Is there anything more pathetic than a houseguest with the sniffles? I caught my current cold while visiting a woman with a chronic illness of considerable gravity who nonetheless went out of her way to make over me. As she brought me my umpteenth mug of hot tea, I was seized with a convulsion of guilt and told her, “You must think it’s pretty lame of me to be lying on the couch and whining like this, considering how sick you are.”
“Actually, it feels worse to have a cold, at least in the short run,” she replied. “When you’re really sick, your point of view changes–it gets easier to cope, somehow. So shut up and drink your tea.”
This reminded me of how I felt when I was in the hospital last December. I was desperately scared until I picked up the phone and dialed 911–and then, all at once, I wasn’t. It was like throwing a switch. From that moment on, I was completely calm. You may not understand what I’m talking about unless you’ve had a similar experience, but as soon I told the operator to send an ambulance, I knew things were out of my hands, and for the first time in weeks, I relaxed.
Needless to say, my host’s reassurances didn’t make me feel any less guilty, but they didn’t stop me from drinking my tea, either.
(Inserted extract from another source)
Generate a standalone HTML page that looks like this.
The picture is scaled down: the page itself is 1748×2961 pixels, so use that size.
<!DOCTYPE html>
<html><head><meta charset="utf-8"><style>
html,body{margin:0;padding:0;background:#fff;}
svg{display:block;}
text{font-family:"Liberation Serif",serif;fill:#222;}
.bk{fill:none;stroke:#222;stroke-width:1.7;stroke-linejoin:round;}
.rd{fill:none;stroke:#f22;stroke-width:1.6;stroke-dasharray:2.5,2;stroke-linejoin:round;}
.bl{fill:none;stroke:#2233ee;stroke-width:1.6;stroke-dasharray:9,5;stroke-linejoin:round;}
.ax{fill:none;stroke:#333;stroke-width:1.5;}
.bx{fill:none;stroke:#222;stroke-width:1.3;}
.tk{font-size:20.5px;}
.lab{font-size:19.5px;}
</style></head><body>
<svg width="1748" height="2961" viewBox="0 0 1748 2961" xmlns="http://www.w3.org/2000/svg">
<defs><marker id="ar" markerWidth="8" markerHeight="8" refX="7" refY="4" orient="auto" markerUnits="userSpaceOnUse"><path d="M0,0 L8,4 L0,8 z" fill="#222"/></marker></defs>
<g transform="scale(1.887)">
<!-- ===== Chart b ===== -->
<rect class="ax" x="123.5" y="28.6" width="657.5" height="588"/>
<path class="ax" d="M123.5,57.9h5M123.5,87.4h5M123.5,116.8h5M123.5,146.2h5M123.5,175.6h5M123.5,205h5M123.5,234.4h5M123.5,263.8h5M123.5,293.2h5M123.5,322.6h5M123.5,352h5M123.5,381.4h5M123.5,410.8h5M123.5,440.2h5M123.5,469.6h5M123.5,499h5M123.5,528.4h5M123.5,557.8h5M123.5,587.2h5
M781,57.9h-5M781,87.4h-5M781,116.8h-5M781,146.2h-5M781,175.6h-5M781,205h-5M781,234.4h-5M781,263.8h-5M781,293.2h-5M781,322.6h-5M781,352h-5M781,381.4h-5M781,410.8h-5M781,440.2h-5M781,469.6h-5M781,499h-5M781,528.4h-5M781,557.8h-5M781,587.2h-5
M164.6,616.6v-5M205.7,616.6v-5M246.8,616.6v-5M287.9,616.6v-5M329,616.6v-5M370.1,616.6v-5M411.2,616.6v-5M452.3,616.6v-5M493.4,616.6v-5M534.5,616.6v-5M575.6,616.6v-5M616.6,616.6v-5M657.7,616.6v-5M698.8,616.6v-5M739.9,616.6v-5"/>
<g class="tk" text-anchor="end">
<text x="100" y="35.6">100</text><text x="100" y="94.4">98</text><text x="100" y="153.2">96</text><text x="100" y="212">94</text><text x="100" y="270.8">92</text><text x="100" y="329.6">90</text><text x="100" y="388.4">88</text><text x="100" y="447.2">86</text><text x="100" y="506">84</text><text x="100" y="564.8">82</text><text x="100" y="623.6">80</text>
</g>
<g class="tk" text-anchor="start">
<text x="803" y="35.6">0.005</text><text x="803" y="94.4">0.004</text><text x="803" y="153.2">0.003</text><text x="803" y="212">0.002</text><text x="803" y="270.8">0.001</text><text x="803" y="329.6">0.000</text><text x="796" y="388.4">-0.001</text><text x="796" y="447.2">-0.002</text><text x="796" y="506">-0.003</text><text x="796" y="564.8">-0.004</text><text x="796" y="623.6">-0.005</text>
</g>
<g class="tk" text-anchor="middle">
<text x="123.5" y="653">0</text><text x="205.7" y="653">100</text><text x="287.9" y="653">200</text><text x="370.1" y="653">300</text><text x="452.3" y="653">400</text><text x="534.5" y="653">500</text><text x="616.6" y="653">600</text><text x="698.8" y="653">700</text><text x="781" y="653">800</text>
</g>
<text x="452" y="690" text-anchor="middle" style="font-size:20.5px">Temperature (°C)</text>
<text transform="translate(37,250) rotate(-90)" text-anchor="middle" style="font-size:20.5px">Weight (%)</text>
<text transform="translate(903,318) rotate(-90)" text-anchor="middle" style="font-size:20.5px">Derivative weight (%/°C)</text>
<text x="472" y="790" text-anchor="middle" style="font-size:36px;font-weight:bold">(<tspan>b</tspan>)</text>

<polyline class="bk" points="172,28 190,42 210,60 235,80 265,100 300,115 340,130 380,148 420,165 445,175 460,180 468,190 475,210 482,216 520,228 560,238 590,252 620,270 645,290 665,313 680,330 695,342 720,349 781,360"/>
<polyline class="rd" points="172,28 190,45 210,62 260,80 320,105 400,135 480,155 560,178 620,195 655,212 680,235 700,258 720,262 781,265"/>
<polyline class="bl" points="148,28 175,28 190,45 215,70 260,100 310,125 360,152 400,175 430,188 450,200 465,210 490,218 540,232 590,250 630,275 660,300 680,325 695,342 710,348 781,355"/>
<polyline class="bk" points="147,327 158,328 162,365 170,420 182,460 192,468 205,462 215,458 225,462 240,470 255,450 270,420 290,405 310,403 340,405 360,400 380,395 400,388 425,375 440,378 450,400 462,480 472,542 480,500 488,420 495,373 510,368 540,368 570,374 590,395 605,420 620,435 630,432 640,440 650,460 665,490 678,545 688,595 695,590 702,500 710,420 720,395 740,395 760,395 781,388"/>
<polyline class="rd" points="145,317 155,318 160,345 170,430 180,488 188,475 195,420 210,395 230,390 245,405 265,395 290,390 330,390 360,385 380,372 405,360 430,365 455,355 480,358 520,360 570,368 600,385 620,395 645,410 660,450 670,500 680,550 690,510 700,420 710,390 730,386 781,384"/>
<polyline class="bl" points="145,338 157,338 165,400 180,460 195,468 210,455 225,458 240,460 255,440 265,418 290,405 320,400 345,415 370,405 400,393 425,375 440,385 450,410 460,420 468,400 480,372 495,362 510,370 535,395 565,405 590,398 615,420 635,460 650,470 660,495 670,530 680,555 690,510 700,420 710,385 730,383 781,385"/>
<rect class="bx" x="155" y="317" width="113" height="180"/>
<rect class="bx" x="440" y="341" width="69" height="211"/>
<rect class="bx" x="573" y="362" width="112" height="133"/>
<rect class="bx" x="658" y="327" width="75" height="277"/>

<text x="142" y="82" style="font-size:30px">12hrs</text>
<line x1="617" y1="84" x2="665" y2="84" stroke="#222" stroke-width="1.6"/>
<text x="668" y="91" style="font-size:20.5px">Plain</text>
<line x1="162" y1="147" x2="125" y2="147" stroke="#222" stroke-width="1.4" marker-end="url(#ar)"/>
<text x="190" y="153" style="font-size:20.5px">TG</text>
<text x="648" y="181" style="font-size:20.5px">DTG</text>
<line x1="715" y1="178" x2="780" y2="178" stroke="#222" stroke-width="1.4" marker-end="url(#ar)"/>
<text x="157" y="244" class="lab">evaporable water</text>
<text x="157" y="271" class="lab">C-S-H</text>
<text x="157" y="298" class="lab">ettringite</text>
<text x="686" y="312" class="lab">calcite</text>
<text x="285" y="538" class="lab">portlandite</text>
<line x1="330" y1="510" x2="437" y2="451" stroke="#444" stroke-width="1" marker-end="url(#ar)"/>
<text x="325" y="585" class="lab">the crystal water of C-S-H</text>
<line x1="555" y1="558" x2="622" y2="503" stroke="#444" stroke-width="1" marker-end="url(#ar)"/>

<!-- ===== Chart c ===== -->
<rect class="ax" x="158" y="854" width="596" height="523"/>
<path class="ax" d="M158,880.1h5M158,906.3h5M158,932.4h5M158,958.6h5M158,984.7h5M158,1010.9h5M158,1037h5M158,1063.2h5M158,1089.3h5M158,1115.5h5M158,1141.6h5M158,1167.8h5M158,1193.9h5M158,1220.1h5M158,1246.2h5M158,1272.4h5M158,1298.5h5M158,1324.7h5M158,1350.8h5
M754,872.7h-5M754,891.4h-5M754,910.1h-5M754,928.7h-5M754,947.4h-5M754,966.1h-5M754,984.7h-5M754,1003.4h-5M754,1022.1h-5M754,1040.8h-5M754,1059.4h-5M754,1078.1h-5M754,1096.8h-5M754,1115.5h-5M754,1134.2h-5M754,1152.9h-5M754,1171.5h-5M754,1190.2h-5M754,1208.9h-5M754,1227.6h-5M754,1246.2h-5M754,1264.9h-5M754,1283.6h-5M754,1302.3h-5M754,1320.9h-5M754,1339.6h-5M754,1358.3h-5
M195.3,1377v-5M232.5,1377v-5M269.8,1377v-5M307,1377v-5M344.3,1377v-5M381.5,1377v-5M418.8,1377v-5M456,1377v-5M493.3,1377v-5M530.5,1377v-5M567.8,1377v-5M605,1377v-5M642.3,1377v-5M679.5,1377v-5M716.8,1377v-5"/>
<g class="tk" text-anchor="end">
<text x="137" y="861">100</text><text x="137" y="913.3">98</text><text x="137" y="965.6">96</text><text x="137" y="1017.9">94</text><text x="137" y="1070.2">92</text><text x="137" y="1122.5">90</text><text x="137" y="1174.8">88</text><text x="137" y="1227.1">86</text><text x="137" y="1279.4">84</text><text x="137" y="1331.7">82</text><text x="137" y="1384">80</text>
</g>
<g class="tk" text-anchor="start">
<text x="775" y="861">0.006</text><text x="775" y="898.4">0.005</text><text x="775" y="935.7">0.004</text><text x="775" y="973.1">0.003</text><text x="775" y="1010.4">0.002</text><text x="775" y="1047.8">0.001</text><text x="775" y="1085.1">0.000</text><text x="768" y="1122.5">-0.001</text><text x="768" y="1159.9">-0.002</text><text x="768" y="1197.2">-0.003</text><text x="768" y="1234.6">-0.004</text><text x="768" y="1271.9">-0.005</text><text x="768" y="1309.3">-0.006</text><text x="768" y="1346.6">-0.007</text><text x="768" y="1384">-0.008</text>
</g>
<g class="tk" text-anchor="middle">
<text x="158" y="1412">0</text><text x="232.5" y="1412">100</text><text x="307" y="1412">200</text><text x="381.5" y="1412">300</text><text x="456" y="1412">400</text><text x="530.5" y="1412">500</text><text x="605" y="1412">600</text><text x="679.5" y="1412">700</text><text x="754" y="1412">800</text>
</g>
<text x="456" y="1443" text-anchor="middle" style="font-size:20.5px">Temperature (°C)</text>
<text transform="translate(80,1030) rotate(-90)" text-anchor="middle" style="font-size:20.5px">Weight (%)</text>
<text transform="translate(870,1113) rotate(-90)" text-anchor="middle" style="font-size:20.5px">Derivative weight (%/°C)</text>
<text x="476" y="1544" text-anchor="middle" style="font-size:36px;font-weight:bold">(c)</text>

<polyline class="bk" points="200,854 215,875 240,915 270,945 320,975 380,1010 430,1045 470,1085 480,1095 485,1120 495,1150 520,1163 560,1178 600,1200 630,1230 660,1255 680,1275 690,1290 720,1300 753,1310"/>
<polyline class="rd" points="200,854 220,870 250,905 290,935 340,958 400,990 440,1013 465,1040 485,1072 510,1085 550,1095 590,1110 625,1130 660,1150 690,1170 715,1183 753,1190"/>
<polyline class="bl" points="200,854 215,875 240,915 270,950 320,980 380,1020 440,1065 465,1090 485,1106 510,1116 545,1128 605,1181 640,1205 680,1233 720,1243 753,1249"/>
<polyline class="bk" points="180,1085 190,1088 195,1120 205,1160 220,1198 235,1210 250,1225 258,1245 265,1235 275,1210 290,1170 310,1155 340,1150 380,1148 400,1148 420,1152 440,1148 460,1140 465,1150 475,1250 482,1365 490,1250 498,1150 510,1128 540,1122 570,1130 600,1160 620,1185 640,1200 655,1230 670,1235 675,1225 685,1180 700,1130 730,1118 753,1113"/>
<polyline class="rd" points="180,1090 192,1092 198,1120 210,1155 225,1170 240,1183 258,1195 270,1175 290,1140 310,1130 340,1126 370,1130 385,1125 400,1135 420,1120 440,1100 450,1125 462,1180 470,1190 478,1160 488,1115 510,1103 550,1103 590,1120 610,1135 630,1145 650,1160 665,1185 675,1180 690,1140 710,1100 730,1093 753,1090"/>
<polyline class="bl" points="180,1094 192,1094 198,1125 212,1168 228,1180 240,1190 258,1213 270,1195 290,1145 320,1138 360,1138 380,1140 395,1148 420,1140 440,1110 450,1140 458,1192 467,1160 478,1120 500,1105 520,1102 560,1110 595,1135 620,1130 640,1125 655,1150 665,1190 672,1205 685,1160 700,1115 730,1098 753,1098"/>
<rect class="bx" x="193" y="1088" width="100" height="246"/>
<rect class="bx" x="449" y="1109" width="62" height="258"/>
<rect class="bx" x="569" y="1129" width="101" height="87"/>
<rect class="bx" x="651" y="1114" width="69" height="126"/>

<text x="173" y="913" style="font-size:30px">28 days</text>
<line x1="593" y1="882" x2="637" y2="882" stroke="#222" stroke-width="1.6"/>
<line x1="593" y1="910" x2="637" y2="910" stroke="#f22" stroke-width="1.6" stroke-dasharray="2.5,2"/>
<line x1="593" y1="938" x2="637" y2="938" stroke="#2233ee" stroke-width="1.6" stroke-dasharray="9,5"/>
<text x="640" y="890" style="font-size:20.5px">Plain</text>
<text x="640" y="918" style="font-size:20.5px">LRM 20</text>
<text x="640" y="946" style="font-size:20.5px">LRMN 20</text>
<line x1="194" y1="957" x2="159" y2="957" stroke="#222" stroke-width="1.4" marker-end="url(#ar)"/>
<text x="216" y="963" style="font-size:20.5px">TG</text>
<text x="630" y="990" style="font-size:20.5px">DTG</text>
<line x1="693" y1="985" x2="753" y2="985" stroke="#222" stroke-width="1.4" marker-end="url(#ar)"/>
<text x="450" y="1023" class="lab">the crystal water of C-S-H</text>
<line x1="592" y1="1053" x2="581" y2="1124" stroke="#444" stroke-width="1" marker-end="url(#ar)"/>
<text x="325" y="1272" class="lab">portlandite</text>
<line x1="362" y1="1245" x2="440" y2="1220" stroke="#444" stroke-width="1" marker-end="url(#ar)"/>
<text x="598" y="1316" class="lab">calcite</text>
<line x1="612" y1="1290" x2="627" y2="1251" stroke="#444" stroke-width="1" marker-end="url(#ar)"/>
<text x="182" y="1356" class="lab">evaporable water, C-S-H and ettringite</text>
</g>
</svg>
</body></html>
Alas, I couldn’t indulge myself for very long, even with her wholehearted approval, for this was one of my three-deadline weeks. On Monday I wrote a four-thousand-word essay on John Hammond for Commentary. On Tuesday I returned to New York, writing my drama column for Friday’s Wall Street Journal on the train from Hartford to Penn Station. Yesterday I wrote my “Sightings” column for the Saturday Journal. All this was a bit much for a middle-aged man with a bad cold, but I had to grin and bear it, so I did. As James Burnham liked to say, if there’s no alternative, there’s no problem.
I spent Wednesday evening slumped on the couch, swilling tea and watching Howard Hawks’ Hatari! It’s not one of the master’s best movies: the plot is all but nonexistent, and the way Hawks handles his female characters tips over into full-fledged self-parody. One of them is named Brandy, the other Dallas, which tells you just about everything you need to know. Be that as it may, Hatari! turned out to be well suited to my modest aesthetic demands, for it jogs along amusingly for two and a half hours, the Tanganyikan scenery is soothing to the eye, and Henry Mancini’s score, which makes extensive and imaginative use of African percussion, is great fun. (This is the film for which “Baby Elephant Walk” was written.) No sooner had I shipped “Sightings” off to the Journal than I sent out for a pizza, turned on the TV, and left the rest to John Wayne. Thanks, Duke!
I don’t have to go anywhere or do anything today, and I’m not gonna. Friday, alas, is different: I’ll be catching a train to Washington, D.C., first thing in the morning, picking up a Zipcar at Union Station, and driving from there to Staunton, Virginia, where I’ll spend a day and a half watching Shenandoah Shakespeare perform Othello, As You Like It, and Macbeth. On Sunday I return to Washington (stopping along the way at the Pope-Leighey House) to see the Shakespeare Theatre Company‘s new production of Ibsen’s An Enemy of the People. I’ll be back in New York on Monday night.
That, if I may say so, is one damn long weekend, so if you don’t hear from me between tomorrow and next Wednesday, do not adjust your set. I know, I know, it’s only a cold, but in the immortal words of Lili von Shtupp, I’m not a wabbit–I need some west!